現在、もっとも力を入れているのは統計データの可視化だ。大量のデータを数字の羅列ではなく、特徴が分かりやすいようにコンピューターで視覚化し、その画面を対話的に操作することによって、より多くの情報や特徴をとらえ、医学や経営などの分野に役立てようとする。
そのプログラムJasplotは、中野ら4人が取り組んでいる統計解析システムJaspから派生したものだ。Jaspはインターネット上から利用できる柔軟な統計解析システムとして、2008年度の日本計算機統計学会ソフトウェア賞(開発賞)に輝いている。
「多量のデータの数字だけを見て特徴をとらえることは不可能です。計算機の力を借りると巨大な表を視覚化したり、似た性質のデータを視覚的に示すことができる。対話的に利用できる統計グラフィックス、それをJasplotをつくりながら研究しています」
データ可視化の分野で日本と世界の橋渡し役
「シンボリックデータ解析」の研究にも力を入れている。多量のデータから、ある特徴を持つデータの集合体を取り出す。例えば、スーパーの販売状況や人工衛星が集めた膨大なデータをグループに分けたり、そのグループ間の性格を明らかにしていく。データの中に潜んでいる意味をつかむものである。
洗練された美しいグラフィックスで知られる統計解析システムRは、世界中の研究者がインターネット上でグレードアップに参加しているが、中野も日本のソフトを提供したり外国の開発者を呼び、日本と世界の橋渡し役を務めている。2008年12月には横浜で開かれ、国内231人、海外233人が参加した国際計算機統計学会(IASC)の実行委員長を務め、4日間の会議を見事に仕切った。
統計データの可視化の研究を通じ中野が目ざすのは、大量データの中の特徴をできるだけ早くつかむ手法を見つけることである。
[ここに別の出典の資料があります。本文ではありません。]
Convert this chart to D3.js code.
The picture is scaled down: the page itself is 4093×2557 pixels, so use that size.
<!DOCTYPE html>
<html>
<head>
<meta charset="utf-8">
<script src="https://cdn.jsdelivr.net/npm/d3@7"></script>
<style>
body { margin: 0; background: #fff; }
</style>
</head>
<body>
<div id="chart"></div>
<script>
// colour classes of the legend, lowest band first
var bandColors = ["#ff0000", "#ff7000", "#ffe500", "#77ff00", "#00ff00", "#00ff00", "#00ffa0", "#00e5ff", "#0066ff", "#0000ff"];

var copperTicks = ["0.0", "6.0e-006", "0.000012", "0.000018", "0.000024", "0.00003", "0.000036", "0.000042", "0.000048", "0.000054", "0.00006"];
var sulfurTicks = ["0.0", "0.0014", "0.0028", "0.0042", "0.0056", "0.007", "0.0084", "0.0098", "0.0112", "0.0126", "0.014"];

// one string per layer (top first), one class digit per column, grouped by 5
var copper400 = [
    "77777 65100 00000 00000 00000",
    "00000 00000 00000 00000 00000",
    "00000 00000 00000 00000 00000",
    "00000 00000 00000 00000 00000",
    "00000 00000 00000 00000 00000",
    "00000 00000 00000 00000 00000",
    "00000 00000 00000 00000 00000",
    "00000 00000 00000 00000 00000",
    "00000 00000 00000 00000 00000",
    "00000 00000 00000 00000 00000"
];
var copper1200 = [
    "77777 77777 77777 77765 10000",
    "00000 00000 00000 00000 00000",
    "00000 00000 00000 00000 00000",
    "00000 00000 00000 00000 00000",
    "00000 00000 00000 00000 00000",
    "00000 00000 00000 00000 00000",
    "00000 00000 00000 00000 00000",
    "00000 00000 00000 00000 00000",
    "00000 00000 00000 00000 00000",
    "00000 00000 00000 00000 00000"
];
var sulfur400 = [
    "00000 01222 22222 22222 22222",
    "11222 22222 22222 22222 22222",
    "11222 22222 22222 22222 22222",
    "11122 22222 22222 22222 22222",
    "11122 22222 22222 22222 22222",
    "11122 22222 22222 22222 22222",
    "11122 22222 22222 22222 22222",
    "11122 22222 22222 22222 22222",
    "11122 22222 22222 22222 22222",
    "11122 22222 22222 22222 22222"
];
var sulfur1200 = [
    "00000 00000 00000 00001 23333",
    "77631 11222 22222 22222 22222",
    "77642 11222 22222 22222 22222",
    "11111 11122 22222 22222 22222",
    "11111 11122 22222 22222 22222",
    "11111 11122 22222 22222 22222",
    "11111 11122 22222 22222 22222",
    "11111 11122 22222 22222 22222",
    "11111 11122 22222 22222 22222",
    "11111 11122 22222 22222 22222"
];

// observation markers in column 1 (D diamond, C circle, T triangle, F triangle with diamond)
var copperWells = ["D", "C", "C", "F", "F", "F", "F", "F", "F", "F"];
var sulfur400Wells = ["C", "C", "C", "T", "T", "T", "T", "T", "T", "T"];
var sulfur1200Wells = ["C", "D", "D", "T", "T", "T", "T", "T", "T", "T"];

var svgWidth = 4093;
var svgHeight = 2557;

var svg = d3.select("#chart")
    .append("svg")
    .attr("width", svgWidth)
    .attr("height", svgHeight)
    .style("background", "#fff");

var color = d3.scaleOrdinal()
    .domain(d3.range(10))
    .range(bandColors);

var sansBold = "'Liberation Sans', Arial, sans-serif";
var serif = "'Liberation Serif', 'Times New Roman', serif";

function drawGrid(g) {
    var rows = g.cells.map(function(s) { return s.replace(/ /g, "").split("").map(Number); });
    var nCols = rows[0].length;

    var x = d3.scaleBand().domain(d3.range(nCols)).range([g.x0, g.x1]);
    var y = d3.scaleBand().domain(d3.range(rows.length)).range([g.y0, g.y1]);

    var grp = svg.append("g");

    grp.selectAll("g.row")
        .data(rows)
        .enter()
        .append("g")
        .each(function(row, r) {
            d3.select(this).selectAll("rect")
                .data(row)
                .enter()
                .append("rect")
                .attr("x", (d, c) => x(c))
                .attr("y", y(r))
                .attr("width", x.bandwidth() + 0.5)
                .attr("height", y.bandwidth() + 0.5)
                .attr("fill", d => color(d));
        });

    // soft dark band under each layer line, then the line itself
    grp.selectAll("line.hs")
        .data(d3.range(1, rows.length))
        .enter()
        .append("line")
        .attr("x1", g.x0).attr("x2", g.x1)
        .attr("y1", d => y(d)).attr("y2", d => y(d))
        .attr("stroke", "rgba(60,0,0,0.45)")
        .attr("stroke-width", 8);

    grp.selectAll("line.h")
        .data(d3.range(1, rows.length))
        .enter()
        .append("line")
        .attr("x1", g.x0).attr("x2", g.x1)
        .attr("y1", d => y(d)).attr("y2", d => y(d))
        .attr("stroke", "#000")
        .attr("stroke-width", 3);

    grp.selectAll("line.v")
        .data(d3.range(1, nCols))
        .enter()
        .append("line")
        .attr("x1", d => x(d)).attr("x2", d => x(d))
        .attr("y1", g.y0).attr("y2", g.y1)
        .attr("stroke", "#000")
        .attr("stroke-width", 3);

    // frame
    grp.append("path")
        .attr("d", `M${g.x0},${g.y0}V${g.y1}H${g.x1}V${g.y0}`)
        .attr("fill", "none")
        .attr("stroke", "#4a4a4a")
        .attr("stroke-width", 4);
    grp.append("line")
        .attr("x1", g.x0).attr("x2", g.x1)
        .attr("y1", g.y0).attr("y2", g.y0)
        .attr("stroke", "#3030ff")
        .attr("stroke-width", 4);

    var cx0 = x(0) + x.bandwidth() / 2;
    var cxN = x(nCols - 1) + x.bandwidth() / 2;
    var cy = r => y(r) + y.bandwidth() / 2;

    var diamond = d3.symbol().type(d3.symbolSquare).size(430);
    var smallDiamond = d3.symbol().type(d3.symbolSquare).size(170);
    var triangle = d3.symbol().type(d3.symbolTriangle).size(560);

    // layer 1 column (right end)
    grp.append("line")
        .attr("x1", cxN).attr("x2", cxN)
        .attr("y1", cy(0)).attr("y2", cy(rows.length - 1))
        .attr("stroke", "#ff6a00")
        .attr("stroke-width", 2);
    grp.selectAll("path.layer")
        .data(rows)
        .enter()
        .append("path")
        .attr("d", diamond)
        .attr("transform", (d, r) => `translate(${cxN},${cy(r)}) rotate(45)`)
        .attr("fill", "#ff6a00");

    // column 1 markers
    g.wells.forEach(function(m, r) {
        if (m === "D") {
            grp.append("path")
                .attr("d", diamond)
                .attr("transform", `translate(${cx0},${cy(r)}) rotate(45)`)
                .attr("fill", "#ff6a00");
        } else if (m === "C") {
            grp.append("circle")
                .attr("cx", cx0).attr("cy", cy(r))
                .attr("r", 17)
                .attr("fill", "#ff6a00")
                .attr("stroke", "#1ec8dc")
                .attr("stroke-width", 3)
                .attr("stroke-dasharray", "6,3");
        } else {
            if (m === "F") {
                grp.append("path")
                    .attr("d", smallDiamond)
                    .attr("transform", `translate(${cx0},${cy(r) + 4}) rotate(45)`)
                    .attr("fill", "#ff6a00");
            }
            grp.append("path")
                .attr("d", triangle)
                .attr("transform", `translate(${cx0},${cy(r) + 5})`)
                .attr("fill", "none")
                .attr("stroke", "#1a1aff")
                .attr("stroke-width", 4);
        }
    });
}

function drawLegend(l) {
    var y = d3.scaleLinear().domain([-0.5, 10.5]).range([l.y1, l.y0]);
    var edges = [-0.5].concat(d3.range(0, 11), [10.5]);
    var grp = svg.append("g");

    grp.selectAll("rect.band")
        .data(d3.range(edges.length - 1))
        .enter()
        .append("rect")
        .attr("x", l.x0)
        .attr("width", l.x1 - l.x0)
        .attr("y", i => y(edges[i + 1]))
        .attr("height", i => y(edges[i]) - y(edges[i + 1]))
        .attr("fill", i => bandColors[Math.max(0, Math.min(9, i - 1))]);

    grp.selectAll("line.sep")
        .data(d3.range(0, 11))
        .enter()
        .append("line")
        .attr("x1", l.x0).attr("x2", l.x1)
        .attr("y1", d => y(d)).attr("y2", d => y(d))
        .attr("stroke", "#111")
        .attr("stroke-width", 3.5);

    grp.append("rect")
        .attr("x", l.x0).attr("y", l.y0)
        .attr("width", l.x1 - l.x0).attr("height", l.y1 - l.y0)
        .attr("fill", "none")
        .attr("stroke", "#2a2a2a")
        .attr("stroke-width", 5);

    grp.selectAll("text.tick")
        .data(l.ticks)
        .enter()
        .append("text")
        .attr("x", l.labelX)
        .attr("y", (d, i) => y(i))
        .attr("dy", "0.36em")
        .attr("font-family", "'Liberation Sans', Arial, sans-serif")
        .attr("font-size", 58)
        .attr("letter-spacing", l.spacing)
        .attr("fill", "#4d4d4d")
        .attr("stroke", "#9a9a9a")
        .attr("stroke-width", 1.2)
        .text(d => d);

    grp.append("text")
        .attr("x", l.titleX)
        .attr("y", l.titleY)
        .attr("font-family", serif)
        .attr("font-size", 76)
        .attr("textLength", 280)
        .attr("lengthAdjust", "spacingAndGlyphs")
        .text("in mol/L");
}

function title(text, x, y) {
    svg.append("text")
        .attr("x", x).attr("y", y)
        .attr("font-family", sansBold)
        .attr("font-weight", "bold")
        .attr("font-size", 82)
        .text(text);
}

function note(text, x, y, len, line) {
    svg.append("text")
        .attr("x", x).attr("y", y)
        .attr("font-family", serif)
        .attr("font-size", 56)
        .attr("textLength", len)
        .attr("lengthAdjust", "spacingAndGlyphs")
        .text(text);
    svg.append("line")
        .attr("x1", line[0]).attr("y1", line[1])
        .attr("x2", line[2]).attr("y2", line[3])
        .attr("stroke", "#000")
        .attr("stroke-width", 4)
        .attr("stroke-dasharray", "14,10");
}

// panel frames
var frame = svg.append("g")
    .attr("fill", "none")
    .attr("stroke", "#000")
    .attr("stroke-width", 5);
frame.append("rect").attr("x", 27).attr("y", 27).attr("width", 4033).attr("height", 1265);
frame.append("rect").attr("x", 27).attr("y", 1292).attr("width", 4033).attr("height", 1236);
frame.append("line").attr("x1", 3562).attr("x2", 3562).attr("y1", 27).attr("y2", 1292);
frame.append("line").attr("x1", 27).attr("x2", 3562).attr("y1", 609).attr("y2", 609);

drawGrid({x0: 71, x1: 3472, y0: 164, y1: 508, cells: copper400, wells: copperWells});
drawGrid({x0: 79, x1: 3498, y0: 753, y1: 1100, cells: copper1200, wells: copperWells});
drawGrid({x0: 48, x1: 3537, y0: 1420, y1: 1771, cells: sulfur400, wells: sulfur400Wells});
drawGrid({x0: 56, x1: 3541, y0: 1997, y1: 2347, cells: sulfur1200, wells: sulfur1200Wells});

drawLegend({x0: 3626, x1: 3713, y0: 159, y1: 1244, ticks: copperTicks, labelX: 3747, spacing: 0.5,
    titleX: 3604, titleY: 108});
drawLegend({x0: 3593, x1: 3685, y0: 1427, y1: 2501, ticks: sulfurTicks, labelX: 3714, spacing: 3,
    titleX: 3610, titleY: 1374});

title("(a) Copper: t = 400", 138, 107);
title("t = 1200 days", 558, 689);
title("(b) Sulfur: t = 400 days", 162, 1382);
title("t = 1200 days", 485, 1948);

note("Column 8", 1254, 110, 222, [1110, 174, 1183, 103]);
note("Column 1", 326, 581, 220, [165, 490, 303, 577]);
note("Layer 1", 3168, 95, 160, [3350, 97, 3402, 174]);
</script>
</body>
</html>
「データの特徴をきちっととらえる可視化手法をつくるのが目標です。データ・マイニングは、データベースの中に多量のデータがある時、その中から意味のあるデータを探ってくる手法です。可視化はビジュアル・データ・マイニングと言われている。可視化の手法を使ってデータ、情報を掘り出す。いいデータ・マイニングの手法をつくりたいと思いますね」
「日本の弱さの1つは不確実性、統計への無理解」
実は研究所の重要なマネジメントも担当している。スパコンや図書、刊行物、講演会などを担当する統計科学技術センター長と、統計学の底上げや人材育成を考える統計思考院の院長である。研究者としては余分な仕事のように思えるが、本人は「年配者の義務のひとつ」とこなしている。管理的才能もあるのだろう。
統計で一般の方々に知ってもらいたいのは「統計や数学などで不確実性に対する基礎力を高めていただきたいこと」という。アメリカのビジネスマンは統計が必須で、大学でも統計学部・学科が多くあるが、日本では統計学科さえない時代が長く続いた。
「日本が弱い理由の1つが数字とか不確実性、統計への無理解だと思う。日本で通用していたカンとか根回し、アウンの呼吸とか言っていたんじゃ絶対ダメです。世界を相手にしているいまは、数字を出しリスクを客観的に評価することをやらないと太刀打ちできない」
そのためには、小中高校の段階から統計学と不確実性への理解を深め、すでに社会人となっているビジネスマンらは、統計学の入門書を読むことが必要という。「ロングスパンで考えること。統計や確率は1回の予測にはほとんど無意味です。長期間で見ると、だいたい予想通りになる。一喜一憂するんじゃなくて長い目で見ることが大切です」
いまもSFの読書が趣味で、コンピューターの手づくりも楽しんでいる。若い心を持ち続けているのだろう。先が見えない不確実性な時代の中で多くのデータを見て判断し、進むべき道を決めていく統計的思考。それが強く求められる中で、中野は人間の感性と連動する「データの分かりやすさ」にこだわっている。統計学者として日本及び人類の発展に貢献していこうとする積極的姿勢である。その重要性が広く理解されて中野の研究が進めば、多くの分野での決断がはるかに効果的なものとなっていくだろう。